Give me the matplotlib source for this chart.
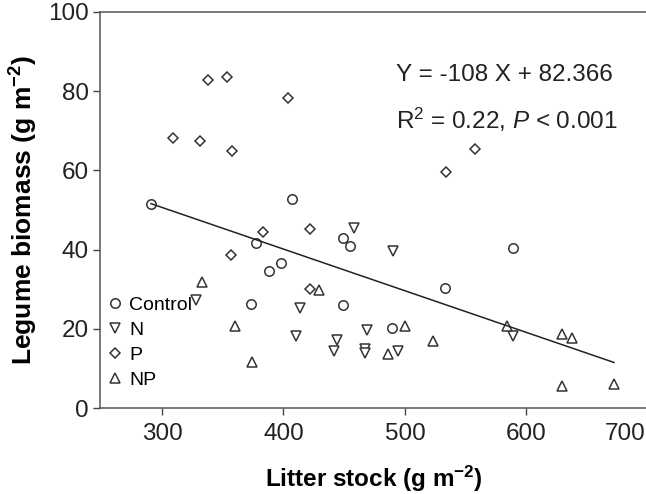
import matplotlib
matplotlib.use("Agg")
import matplotlib.pyplot as plt
import matplotlib.transforms as mtransforms

plt.rcParams['font.family'] = ['Liberation Sans', 'DejaVu Sans']
plt.rcParams['mathtext.fontset'] = 'custom'
plt.rcParams['mathtext.rm'] = 'Liberation Sans'
plt.rcParams['mathtext.it'] = 'Liberation Sans:italic'
plt.rcParams['mathtext.bf'] = 'Liberation Sans:bold'

#%% Data
control_x = [291, 406.8, 377.6, 448.8, 454.8, 398.1, 388, 373.5, 449.3, 489, 588.5, 533.2]
control_y = [51.6, 52.9, 41.6, 42.9, 40.8, 36.6, 34.6, 26.2, 26.1, 20.2, 40.4, 30.3]

n_x = [457.8, 489.9, 328.3, 413.7, 468.5, 409.9, 443.8, 441.4, 467.5, 467.5, 494, 588.5]
n_y = [45.4, 39.7, 27.3, 25.2, 19.8, 18.1, 17.2, 14.5, 14.9, 13.8, 14.3, 18.2]

p_x = [337.8, 353.4, 404.1, 309, 331.6, 357.9, 383, 422, 357, 422.2, 557.8, 533.7]
p_y = [82.8, 83.5, 78.2, 68.3, 67.4, 64.9, 44.4, 45.2, 38.7, 30.0, 65.4, 59.5]

np_x = [429, 332.9, 359.8, 500.3, 486, 374, 523.3, 583.6, 629.6, 637.8, 629.1, 672.1]
np_y = [29.9, 31.9, 20.6, 20.8, 13.7, 11.5, 16.8, 20.8, 18.7, 17.8, 5.6, 6.1]

# regression line end points
fit_x = [291, 672]
fit_y = [51.6, 11.5]

x_ticks = [300, 400, 500, 600, 700]
y_ticks = [0, 20, 40, 60, 80, 100]

#%% Plot
fig = plt.figure(figsize=(6.46, 4.94), dpi=100)
ax = fig.add_axes([100/646, 86/494, 548/646, 396/494])

mk = dict(linestyle='none', markerfacecolor='white', markeredgecolor='#333333',
          markeredgewidth=1.1)
ax.plot(control_x, control_y, marker='o', markersize=6.8, label='Control', **mk)
ax.plot(n_x, n_y, marker='v', markersize=7, label='N', **mk)
ax.plot(p_x, p_y, marker='D', markersize=5.2, label='P', **mk)
ax.plot(np_x, np_y, marker='^', markersize=7, label='NP', **mk)

ax.plot(fit_x, fit_y, color='#222222', linewidth=1.1)

ax.text(493, 84.1, 'Y = -108 X + 82.366', fontsize=17.5, color='#222222', va='center')
ax.text(493, 72.7, r'R$^2$ = 0.22, $\mathit{P}$ < 0.001', fontsize=17.5,
        color='#222222', va='center')

ax.set_xlim(249, 700)
ax.set_ylim(0, 100)
ax.set_xticks(x_ticks)
ax.set_yticks(y_ticks)
ax.tick_params(direction='out', length=5, width=1, colors='#444444',
               labelsize=17.5, labelcolor='#222222', pad=3)
ax.tick_params(axis='x', pad=6)
# last label sits at the cropped right edge
lab = ax.get_xticklabels()[-1]
lab.set_horizontalalignment('right')
lab.set_transform(lab.get_transform() + mtransforms.ScaledTranslation(-3/100, 0, fig.dpi_scale_trans))

ax.spines['right'].set_visible(False)
for s in ['left', 'bottom', 'top']:
    ax.spines[s].set_color('#555555')
    ax.spines[s].set_linewidth(1.1)

ax.set_xlabel(r'Litter stock (g m$^{\mathbf{-2}}$)', fontsize=17.5, fontweight='bold', labelpad=13)
ax.set_ylabel(r'Legume biomass (g m$^{\mathbf{-2}}$)', fontsize=19, fontweight='bold', labelpad=6)

ax.legend(loc='lower left', bbox_to_anchor=(0.014, 0.048), frameon=False, fontsize=14,
          handlelength=0.8, handletextpad=0.3, borderpad=0, borderaxespad=0,
          labelspacing=0.38)

fig.savefig('out.png', dpi=100)
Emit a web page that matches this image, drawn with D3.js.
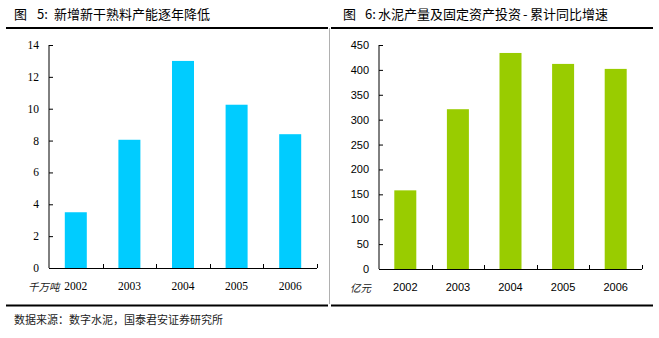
<!DOCTYPE html>
<html lang="zh">
<head>
<meta charset="UTF-8">
<title>熟料产能与水泥投资</title>
<script src="https://d3js.org/d3.v7.min.js"></script>
<style>
  body { margin: 0; background: #fff; }
  svg text { fill: #000; }
</style>
</head>
<body>
<div id="chart"></div>
<script>
// years on both charts
var years = ["2002", "2003", "2004", "2005", "2006"];
// new clinker capacity, 千万吨
var clinker = [3.5, 8.05, 13.0, 10.25, 8.4];
// cement output & fixed asset investment, 亿元
var invest = [158, 321, 434, 412, 402];
var clinkerTicks = [0, 2, 4, 6, 8, 10, 12, 14];
var investTicks = [0, 50, 100, 150, 200, 250, 300, 350, 400, 450];

var svg = d3.select("#chart").append("svg")
    .attr("width", 659).attr("height", 338);

var cjk = "'Noto Sans CJK SC', sans-serif";

// chart titles: "图", number, caption placed as separate runs
function title(parts, xs) {
  var t = svg.append("text").attr("y", 19)
      .style("font-family", cjk).style("font-size", "13px").style("font-weight", "400");
  parts.forEach(function(p, i) {
    t.append("tspan").attr("x", xs[i]).text(p);
  });
}
title(["图", "5:", "新增新干熟料产能逐年降低"], [14, 37, 54]);
title(["图", "6:", "水泥产量及固定资产投资", "-", "累计同比增速"], [343, 365, 378, 523, 530]);

// frame lines
svg.append("line").attr("x1", 6).attr("x2", 328).attr("y1", 28).attr("y2", 28)
    .attr("stroke", "#000").attr("stroke-width", 2);
svg.append("line").attr("x1", 331).attr("x2", 653).attr("y1", 28).attr("y2", 28)
    .attr("stroke", "#000").attr("stroke-width", 2);
svg.append("line").attr("x1", 6).attr("x2", 328).attr("y1", 305.5).attr("y2", 305.5)
    .attr("stroke", "#000").attr("stroke-width", 2);
svg.append("line").attr("x1", 331).attr("x2", 653).attr("y1", 305.5).attr("y2", 305.5)
    .attr("stroke", "#000").attr("stroke-width", 2);
svg.append("line").attr("x1", 329.5).attr("x2", 329.5).attr("y1", 28).attr("y2", 304)
    .attr("stroke", "#b0b0b0").attr("stroke-width", 1);

svg.append("text").attr("x", 14).attr("y", 324)
    .style("font-family", cjk).style("font-size", "11px").style("fill", "#222")
    .text("数据来源：数字水泥，国泰君安证券研究所");

function drawBars(opt) {
  var x = d3.scaleBand().domain(years).range([opt.left, opt.right]);
  var y = d3.scaleLinear().domain([0, opt.max]).range([opt.bottom, opt.top]);
  var g = svg.append("g");
  var bw = 22;

  g.selectAll("rect.bar").data(opt.values).enter().append("rect")
      .attr("class", "bar")
      .attr("x", function(d, i) { return x(years[i]) + x.bandwidth() / 2 - bw / 2; })
      .attr("y", function(d) { return y(d); })
      .attr("width", bw)
      .attr("height", function(d) { return opt.bottom - y(d); })
      .attr("fill", opt.color);

  // y axis, ticks pointing inward
  var ya = g.append("g").attr("transform", "translate(" + opt.left + ",0)")
      .call(d3.axisRight(y).tickValues(opt.ticks).tickSize(4).tickFormat(""));
  ya.select(".domain").attr("d", "M0," + opt.top + "V" + opt.bottom);
  g.selectAll("text.ytick").data(opt.ticks).enter().append("text")
      .attr("class", "ytick")
      .attr("x", opt.left - 10).attr("y", function(d) { return y(d) + 4; })
      .attr("text-anchor", "end")
      .style("font-family", opt.font).style("font-size", opt.fontSize)
      .text(function(d) { return d; });

  // x axis with ticks at band edges pointing up
  g.append("line").attr("x1", opt.left).attr("x2", opt.right)
      .attr("y1", opt.bottom + 0.5).attr("y2", opt.bottom + 0.5).attr("stroke", "#000");
  g.selectAll("line.xt").data(years).enter().append("line")
      .attr("class", "xt")
      .attr("x1", function(d) { return Math.round(x(d) + x.bandwidth()) + 0.5; })
      .attr("x2", function(d) { return Math.round(x(d) + x.bandwidth()) + 0.5; })
      .attr("y1", opt.bottom).attr("y2", opt.bottom - 4).attr("stroke", "#000");
  g.selectAll("text.xl").data(years).enter().append("text")
      .attr("class", "xl")
      .attr("x", function(d) { return x(d) + x.bandwidth() / 2; })
      .attr("y", opt.bottom + 22)
      .attr("text-anchor", "middle")
      .style("font-family", opt.font).style("font-size", opt.fontSize)
      .text(function(d) { return d; });

  g.append("text").attr("x", opt.unitX).attr("y", opt.bottom + 23)
      .style("font-family", cjk).style("font-size", "10.5px").style("font-style", "italic")
      .style("fill", "#222")
      .text(opt.unit);
}

drawBars({ values: clinker, ticks: clinkerTicks, max: 14, left: 49, right: 317,
  top: 45, bottom: 268, color: "#00ccff", font: "'Liberation Serif', serif",
  fontSize: "11.5px", unit: "千万吨", unitX: 28 });

drawBars({ values: invest, ticks: investTicks, max: 450, left: 379, right: 642,
  top: 45, bottom: 269, color: "#99cc00", font: "'Liberation Sans', sans-serif",
  fontSize: "11px", unit: "亿元", unitX: 350 });
</script>
</body>
</html>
● ● ● ●
→ Requirement:
Without the pictures, write out the lines from the beginning of the entries through the line with "ax.plot(fit_x, fit_y, color='#222222', linewidth=1.1)".

→ Solution for this task:
Give me the matplotlib source for this chart.
import matplotlib
matplotlib.use("Agg")
import matplotlib.pyplot as plt
import matplotlib.transforms as mtransforms

plt.rcParams['font.family'] = ['Liberation Sans', 'DejaVu Sans']
plt.rcParams['mathtext.fontset'] = 'custom'
plt.rcParams['mathtext.rm'] = 'Liberation Sans'
plt.rcParams['mathtext.it'] = 'Liberation Sans:italic'
plt.rcParams['mathtext.bf'] = 'Liberation Sans:bold'

#%% Data
control_x = [291, 406.8, 377.6, 448.8, 454.8, 398.1, 388, 373.5, 449.3, 489, 588.5, 533.2]
control_y = [51.6, 52.9, 41.6, 42.9, 40.8, 36.6, 34.6, 26.2, 26.1, 20.2, 40.4, 30.3]

n_x = [457.8, 489.9, 328.3, 413.7, 468.5, 409.9, 443.8, 441.4, 467.5, 467.5, 494, 588.5]
n_y = [45.4, 39.7, 27.3, 25.2, 19.8, 18.1, 17.2, 14.5, 14.9, 13.8, 14.3, 18.2]

p_x = [337.8, 353.4, 404.1, 309, 331.6, 357.9, 383, 422, 357, 422.2, 557.8, 533.7]
p_y = [82.8, 83.5, 78.2, 68.3, 67.4, 64.9, 44.4, 45.2, 38.7, 30.0, 65.4, 59.5]

np_x = [429, 332.9, 359.8, 500.3, 486, 374, 523.3, 583.6, 629.6, 637.8, 629.1, 672.1]
np_y = [29.9, 31.9, 20.6, 20.8, 13.7, 11.5, 16.8, 20.8, 18.7, 17.8, 5.6, 6.1]

# regression line end points
fit_x = [291, 672]
fit_y = [51.6, 11.5]

x_ticks = [300, 400, 500, 600, 700]
y_ticks = [0, 20, 40, 60, 80, 100]

#%% Plot
fig = plt.figure(figsize=(6.46, 4.94), dpi=100)
ax = fig.add_axes([100/646, 86/494, 548/646, 396/494])

mk = dict(linestyle='none', markerfacecolor='white', markeredgecolor='#333333',
          markeredgewidth=1.1)
ax.plot(control_x, control_y, marker='o', markersize=6.8, label='Control', **mk)
ax.plot(n_x, n_y, marker='v', markersize=7, label='N', **mk)
ax.plot(p_x, p_y, marker='D', markersize=5.2, label='P', **mk)
ax.plot(np_x, np_y, marker='^', markersize=7, label='NP', **mk)

ax.plot(fit_x, fit_y, color='#222222', linewidth=1.1)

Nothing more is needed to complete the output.